OTA Denies CDTFA’s Petition for Rehearing on Use Tax Case
On Monday, November 5, 2018, the Office of Tax Appeals (OTA) denied the California Department of Tax & Fee Administration (CDTFA) request for rehearing in the case of Claimant First American Title Insurance Company, a client of the State & Local Tax (SALT) group of Bewley, Lassleben & Miller, LLP (BLM). This is an important win for taxpayers.
The case concerns First American’s Claim for Refund, which was heard by the elected State Board of Equalization (SBE) on December 11, 2017. The hearing was conducted just prior to the date that the SBE lost jurisdiction (1/1/18) to adjudicate business tax appeals, as required by the California Taxpayer Transparency & Fairness Act of 2017, effective July 1, 2017, a law which completely revamped the California business tax scheme and its appeals system. This is only the third business tax case decided by OTA.
The result of the hearing was that the SBE granted in part and denied in part First American’s Claim for Refund of use taxes paid on leases of computer equipment. The SBE on a 4-1 vote, agreed with our argument that when the equipment was leased to First American by out-of-state lessors, the leased equipment was subject to use tax payable by the lessee but insurance companies which pay the insurance gross premiums tax, are exempted by the California Constitution from the payment of state and local taxes including use tax. Furthermore the out of state lessors within the SBE/CDTFA system were permitized as use tax vendors.
Despite the favorable SBE decision, CDTFA refused to issue the refund to First American. CDTFA asserted, instead, that the SBE ruling was not yet final at the time SBE jurisdiction was transferred to OTA. CDTFA accordingly asked OTA to “rehear” First American’s claim for refund.
We opposed the petition for rehearing in OTA on grounds of lack of jurisdiction. We also cited the absence of any basis in the record to rehear or reconsider the SBE decision (error, new facts, etc.).

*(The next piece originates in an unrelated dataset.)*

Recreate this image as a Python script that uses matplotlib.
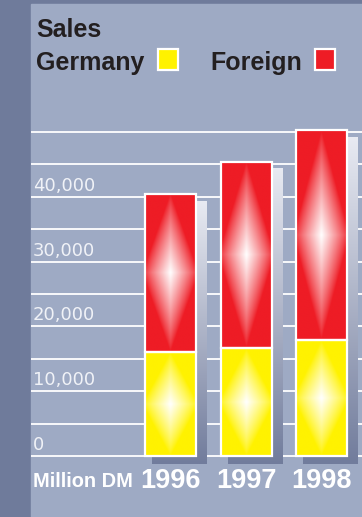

Pending an OTA decision, we commenced a writ proceeding in the Orange County Superior Court to compel CDTFA to comply with the SBE decision and provide the refund.
After several months and while the Orange County litigation was in process, OTA has now agreed with BLM’s argument that CDTFA had not presented grounds to justify rehearing of the SBE’s decision in favor of First American. This represents a narrower view of the power of OTA, if any, to reconsider SBE decisions than CDTFA was seeking. Indeed, the OTA decision cogently observed that CDTFA had been engaged in tactics intended to postpone the SBE hearing without obtaining any of the new information it suggested was needed for a fair consideration of the case. The decision is important for taxpayers because it establishes that CDTFA may not rely on the legal fiction that use taxes collected from lessees on TPP leases are “sales taxes,” payable by the lessor, when an exempt party such as an insurance company is the lessee. The decision likewise recognizes limits on OTA rehearing of SBE decisions, assuring taxpayers of greater continuity of administrative decisional law in the transition of jurisdiction.
It has been a long and arduous path for First American to just procure refund monies that were lawfully granted. It is hoped that with the new tax system, arduous journeys do not become the norm for taxpayers to receive their rightful refunds.